§ **RECORDED DATA**
════

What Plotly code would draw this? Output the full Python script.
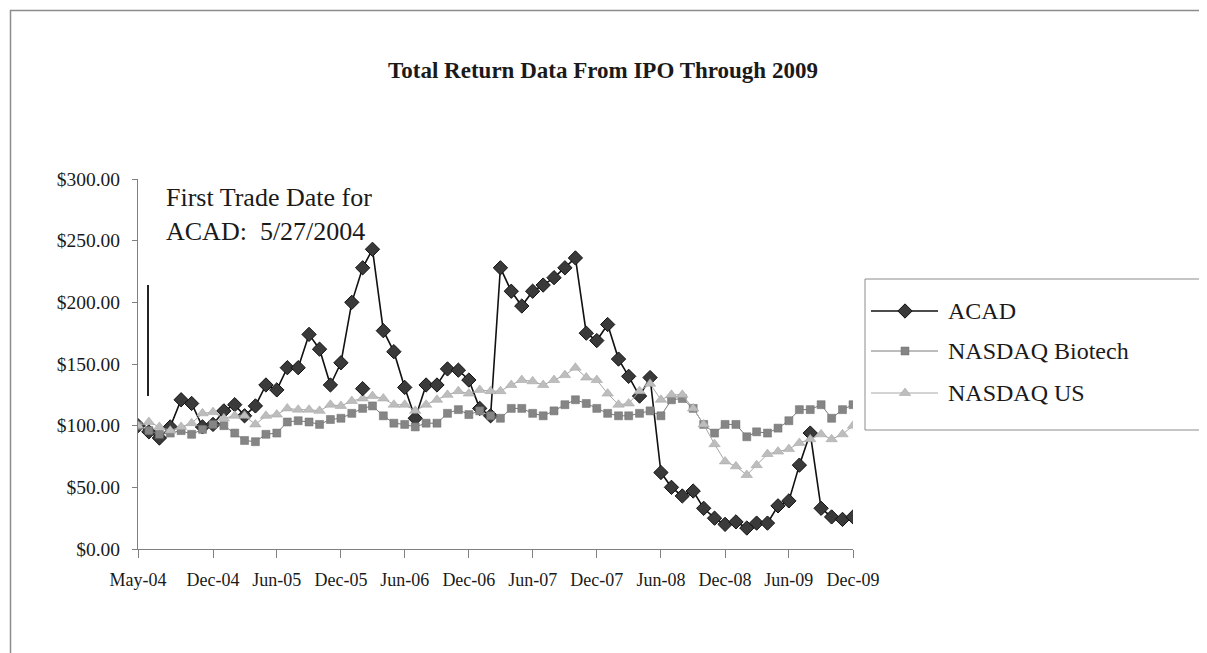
import pandas as pd
import plotly.graph_objects as go

# ---- data ----
months = pd.date_range("2004-05-01", "2009-12-01", freq="MS")

acad = [100, 95, 90, 99, 121, 118, 99, 101, 112, 117, 108, 116, 133, 129, 147, 147, 174, 162, 133, 151,
        200, 228, 243, 177, 160, 131, 106, 133, 133, 146, 145, 137, 114, 108, 228, 209, 197, 209, 214, 220,
        228, 236, 175, 169, 182, 154, 140, 124, 139, 62, 50, 43, 47, 33, 25, 20, 22, 17, 21, 21,
        35, 39, 68, 94, 33, 26, 24, 26]
biotech = [100, 96, 93, 94, 96, 93, 97, 101, 100, 94, 88, 87, 93, 94, 103, 104, 103, 101, 105, 106,
           110, 114, 116, 108, 102, 101, 99, 102, 102, 110, 113, 109, 112, 108, 106, 114, 114, 110, 108, 112,
           117, 121, 118, 114, 110, 108, 108, 110, 112, 108, 121, 122, 114, 101, 94, 101, 101, 91, 95, 94,
           98, 104, 113, 113, 117, 106, 113, 117]
nasdaq_us = [100, 103, 99, 96, 99, 102, 110, 111, 106, 108, 108, 101, 108, 109, 114, 113, 113, 112, 117, 116,
             120, 122, 124, 122, 117, 117, 112, 117, 121, 125, 128, 126, 129, 128, 128, 133, 137, 136, 133, 137,
             141, 147, 139, 137, 126, 117, 118, 128, 134, 121, 125, 125, 114, 101, 85, 71, 67, 60, 68, 77,
             79, 81, 86, 89, 93, 89, 93, 100]

# stray ACAD marker visible in the reference (Feb-06)
stray_x = ["2006-02-01"]
stray_y = [130]

series_names = ["ACAD", "NASDAQ Biotech", "NASDAQ US"]

tick_dates = ["2004-05-01", "2004-12-01", "2005-06-01", "2005-12-01", "2006-06-01", "2006-12-01",
              "2007-06-01", "2007-12-01", "2008-06-01", "2008-12-01", "2009-06-01", "2009-12-01"]
tick_text = ["May-04", "Dec-04", "Jun-05", "Dec-05", "Jun-06", "Dec-06",
             "Jun-07", "Dec-07", "Jun-08", "Dec-08", "Jun-09", "Dec-09"]
y_ticks = [0, 50, 100, 150, 200, 250, 300]
y_tick_text = ["$0.00", "$50.00", "$100.00", "$150.00", "$200.00", "$250.00", "$300.00"]

# ---- layout geometry (pixels) ----
W, H = 1207, 653
PX0, PX1, PY_TOP, PY_BOT = 130, 845, 171, 541          # plot area
LG_X0, LG_X1, LG_Y0, LG_Y1 = 857, 1197, 271, 422       # legend box

def fx(x):
    return x / W

def fy(y):
    return (H - y) / H

SERIF = "Liberation Serif, Times New Roman, serif"
TXT = "#1a1a1a"

styles = [
    dict(line=dict(color="#111111", width=1.6),
         marker=dict(symbol="diamond", size=11, color="#3a3a3a", line=dict(color="#111111", width=1))),
    dict(line=dict(color="#7a7a7a", width=1),
         marker=dict(symbol="square", size=8, color="#858585", line=dict(color="#6e6e6e", width=0.5))),
    dict(line=dict(color="#a8a8a8", width=1),
         marker=dict(symbol="triangle-up", size=10, color="#bdbdbd", line=dict(color="#a0a0a0", width=0.5))),
]

fig = go.Figure()
for name, vals, st in zip(series_names, [acad, biotech, nasdaq_us], styles):
    fig.add_trace(go.Scatter(x=months, y=vals, name=name, mode="lines+markers",
                             line=st["line"], marker=st["marker"], showlegend=False))
fig.add_trace(go.Scatter(x=stray_x, y=stray_y, mode="markers", showlegend=False,
                         marker=styles[0]["marker"]))

# ---- hand-built legend on a hidden pixel-unit axis pair ----
legend_rows = [303, 343, 385]
for name, st, ry in zip(series_names, styles, legend_rows):
    fig.add_trace(go.Scatter(x=[863, 930], y=[ry, ry], mode="lines", line=st["line"],
                             xaxis="x2", yaxis="y2", showlegend=False, hoverinfo="skip"))
    fig.add_trace(go.Scatter(x=[897], y=[ry], mode="markers", marker=st["marker"],
                             xaxis="x2", yaxis="y2", showlegend=False, hoverinfo="skip"))

annotations = [
    dict(text="First Trade Date for<br>ACAD:  5/27/2004", xref="paper", yref="paper",
         x=fx(156), y=fy(173), xanchor="left", yanchor="top", align="left",
         showarrow=False, font=dict(family=SERIF, size=26, color=TXT)),
]
for name, ry in zip(series_names, legend_rows):
    annotations.append(dict(text=name, xref="x2", yref="y2", x=938, y=ry, xanchor="left",
                            yanchor="middle", showarrow=False,
                            font=dict(family=SERIF, size=24, color=TXT)))

fig.update_layout(
    template="none",
    width=W, height=H,
    margin=dict(l=0, r=0, t=0, b=0, pad=0),
    paper_bgcolor="white", plot_bgcolor="white",
    font=dict(family=SERIF, color=TXT),
    showlegend=False,
    title=dict(text="<b>Total Return Data From IPO Through 2009</b>",
               x=fx(595), xanchor="center", xref="container", y=fy(62), yanchor="middle", yref="container",
               font=dict(family=SERIF, size=23, color=TXT)),
    xaxis=dict(type="date", domain=[fx(PX0), fx(PX1)], range=["2004-05-01", "2009-12-01"],
               tickvals=tick_dates, ticktext=tick_text, automargin=False,
               showgrid=False, zeroline=False, showline=True, linecolor="#808080", linewidth=1,
               ticks="outside", ticklen=8, tickcolor="#808080", ticklabelstandoff=6,
               tickfont=dict(family=SERIF, size=18, color=TXT)),
    yaxis=dict(domain=[fy(PY_BOT), fy(PY_TOP)], range=[0, 300], tickvals=y_ticks, ticktext=y_tick_text,
               automargin=False,
               showgrid=False, zeroline=False, showline=True, linecolor="#808080", linewidth=1,
               ticks="outside", ticklen=5, tickcolor="#808080", ticklabelstandoff=8,
               tickfont=dict(family=SERIF, size=19.5, color=TXT)),
    xaxis2=dict(domain=[fx(LG_X0), fx(LG_X1)], range=[LG_X0, LG_X1], visible=False,
                anchor="y2", fixedrange=True),
    yaxis2=dict(domain=[fy(LG_Y1), fy(LG_Y0)], range=[LG_Y1, LG_Y0], visible=False,
                anchor="x2", fixedrange=True),
    annotations=annotations,
    shapes=[
        # legend frame
        dict(type="rect", xref="paper", yref="paper", x0=fx(LG_X0), x1=fx(LG_X1),
             y0=fy(LG_Y1), y1=fy(LG_Y0), line=dict(color="#8c8c8c", width=1)),
        # outer chart frame
        dict(type="rect", xref="paper", yref="paper", x0=fx(2.5), x1=fx(1204),
             y0=fy(650), y1=fy(2.5), line=dict(color="#8c8c8c", width=1.5)),
        # stray vertical mark near the y axis
        dict(type="line", xref="paper", yref="paper", x0=fx(140), x1=fx(140),
             y0=fy(388), y1=fy(277), line=dict(color="#222222", width=2)),
    ],
)

fig.write_html("out.html")
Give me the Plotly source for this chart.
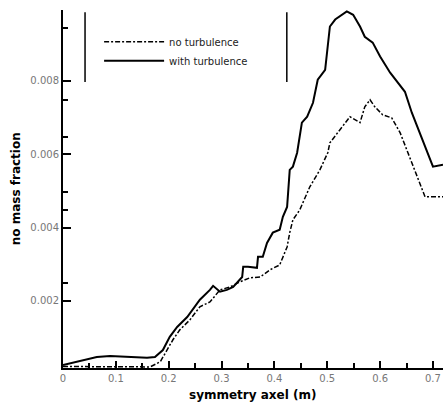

════

§ **TASK DESCRIPTION**
Write out the material above once more, exactly as it reads, with no pictures.

§ **WRITTEN ANSWER**
What Plotly code would draw this? Output the full Python script.
import pandas as pd
import plotly.graph_objects as go

# ---- data ----
months = pd.date_range("2004-05-01", "2009-12-01", freq="MS")

acad = [100, 95, 90, 99, 121, 118, 99, 101, 112, 117, 108, 116, 133, 129, 147, 147, 174, 162, 133, 151,
        200, 228, 243, 177, 160, 131, 106, 133, 133, 146, 145, 137, 114, 108, 228, 209, 197, 209, 214, 220,
        228, 236, 175, 169, 182, 154, 140, 124, 139, 62, 50, 43, 47, 33, 25, 20, 22, 17, 21, 21,
        35, 39, 68, 94, 33, 26, 24, 26]
biotech = [100, 96, 93, 94, 96, 93, 97, 101, 100, 94, 88, 87, 93, 94, 103, 104, 103, 101, 105, 106,
           110, 114, 116, 108, 102, 101, 99, 102, 102, 110, 113, 109, 112, 108, 106, 114, 114, 110, 108, 112,
           117, 121, 118, 114, 110, 108, 108, 110, 112, 108, 121, 122, 114, 101, 94, 101, 101, 91, 95, 94,
           98, 104, 113, 113, 117, 106, 113, 117]
nasdaq_us = [100, 103, 99, 96, 99, 102, 110, 111, 106, 108, 108, 101, 108, 109, 114, 113, 113, 112, 117, 116,
             120, 122, 124, 122, 117, 117, 112, 117, 121, 125, 128, 126, 129, 128, 128, 133, 137, 136, 133, 137,
             141, 147, 139, 137, 126, 117, 118, 128, 134, 121, 125, 125, 114, 101, 85, 71, 67, 60, 68, 77,
             79, 81, 86, 89, 93, 89, 93, 100]

# stray ACAD marker visible in the reference (Feb-06)
stray_x = ["2006-02-01"]
stray_y = [130]

series_names = ["ACAD", "NASDAQ Biotech", "NASDAQ US"]

tick_dates = ["2004-05-01", "2004-12-01", "2005-06-01", "2005-12-01", "2006-06-01", "2006-12-01",
              "2007-06-01", "2007-12-01", "2008-06-01", "2008-12-01", "2009-06-01", "2009-12-01"]
tick_text = ["May-04", "Dec-04", "Jun-05", "Dec-05", "Jun-06", "Dec-06",
             "Jun-07", "Dec-07", "Jun-08", "Dec-08", "Jun-09", "Dec-09"]
y_ticks = [0, 50, 100, 150, 200, 250, 300]
y_tick_text = ["$0.00", "$50.00", "$100.00", "$150.00", "$200.00", "$250.00", "$300.00"]

# ---- layout geometry (pixels) ----
W, H = 1207, 653
PX0, PX1, PY_TOP, PY_BOT = 130, 845, 171, 541          # plot area
LG_X0, LG_X1, LG_Y0, LG_Y1 = 857, 1197, 271, 422       # legend box

def fx(x):
    return x / W

def fy(y):
    return (H - y) / H

SERIF = "Liberation Serif, Times New Roman, serif"
TXT = "#1a1a1a"

styles = [
    dict(line=dict(color="#111111", width=1.6),
         marker=dict(symbol="diamond", size=11, color="#3a3a3a", line=dict(color="#111111", width=1))),
    dict(line=dict(color="#7a7a7a", width=1),
         marker=dict(symbol="square", size=8, color="#858585", line=dict(color="#6e6e6e", width=0.5))),
    dict(line=dict(color="#a8a8a8", width=1),
         marker=dict(symbol="triangle-up", size=10, color="#bdbdbd", line=dict(color="#a0a0a0", width=0.5))),
]

fig = go.Figure()
for name, vals, st in zip(series_names, [acad, biotech, nasdaq_us], styles):
    fig.add_trace(go.Scatter(x=months, y=vals, name=name, mode="lines+markers",
                             line=st["line"], marker=st["marker"], showlegend=False))
fig.add_trace(go.Scatter(x=stray_x, y=stray_y, mode="markers", showlegend=False,
                         marker=styles[0]["marker"]))

# ---- hand-built legend on a hidden pixel-unit axis pair ----
legend_rows = [303, 343, 385]
for name, st, ry in zip(series_names, styles, legend_rows):
    fig.add_trace(go.Scatter(x=[863, 930], y=[ry, ry], mode="lines", line=st["line"],
                             xaxis="x2", yaxis="y2", showlegend=False, hoverinfo="skip"))
    fig.add_trace(go.Scatter(x=[897], y=[ry], mode="markers", marker=st["marker"],
                             xaxis="x2", yaxis="y2", showlegend=False, hoverinfo="skip"))

annotations = [
    dict(text="First Trade Date for<br>ACAD:  5/27/2004", xref="paper", yref="paper",
         x=fx(156), y=fy(173), xanchor="left", yanchor="top", align="left",
         showarrow=False, font=dict(family=SERIF, size=26, color=TXT)),
]
for name, ry in zip(series_names, legend_rows):
    annotations.append(dict(text=name, xref="x2", yref="y2", x=938, y=ry, xanchor="left",
                            yanchor="middle", showarrow=False,
                            font=dict(family=SERIF, size=24, color=TXT)))

fig.update_layout(
    template="none",
    width=W, height=H,
    margin=dict(l=0, r=0, t=0, b=0, pad=0),
    paper_bgcolor="white", plot_bgcolor="white",
    font=dict(family=SERIF, color=TXT),
    showlegend=False,
    title=dict(text="<b>Total Return Data From IPO Through 2009</b>",
               x=fx(595), xanchor="center", xref="container", y=fy(62), yanchor="middle", yref="container",
               font=dict(family=SERIF, size=23, color=TXT)),
    xaxis=dict(type="date", domain=[fx(PX0), fx(PX1)], range=["2004-05-01", "2009-12-01"],
               tickvals=tick_dates, ticktext=tick_text, automargin=False,
               showgrid=False, zeroline=False, showline=True, linecolor="#808080", linewidth=1,
               ticks="outside", ticklen=8, tickcolor="#808080", ticklabelstandoff=6,
               tickfont=dict(family=SERIF, size=18, color=TXT)),
    yaxis=dict(domain=[fy(PY_BOT), fy(PY_TOP)], range=[0, 300], tickvals=y_ticks, ticktext=y_tick_text,
               automargin=False,
               showgrid=False, zeroline=False, showline=True, linecolor="#808080", linewidth=1,
               ticks="outside", ticklen=5, tickcolor="#808080", ticklabelstandoff=8,
               tickfont=dict(family=SERIF, size=19.5, color=TXT)),
    xaxis2=dict(domain=[fx(LG_X0), fx(LG_X1)], range=[LG_X0, LG_X1], visible=False,
                anchor="y2", fixedrange=True),
    yaxis2=dict(domain=[fy(LG_Y1), fy(LG_Y0)], range=[LG_Y1, LG_Y0], visible=False,
                anchor="x2", fixedrange=True),
    annotations=annotations,
    shapes=[
        # legend frame
        dict(type="rect", xref="paper", yref="paper", x0=fx(LG_X0), x1=fx(LG_X1),
             y0=fy(LG_Y1), y1=fy(LG_Y0), line=dict(color="#8c8c8c", width=1)),
        # outer chart frame
        dict(type="rect", xref="paper", yref="paper", x0=fx(2.5), x1=fx(1204),
             y0=fy(650), y1=fy(2.5), line=dict(color="#8c8c8c", width=1.5)),
        # stray vertical mark near the y axis
        dict(type="line", xref="paper", yref="paper", x0=fx(140), x1=fx(140),
             y0=fy(388), y1=fy(277), line=dict(color="#222222", width=2)),
    ],
)

fig.write_html("out.html")
Give me the Plotly source for this chart.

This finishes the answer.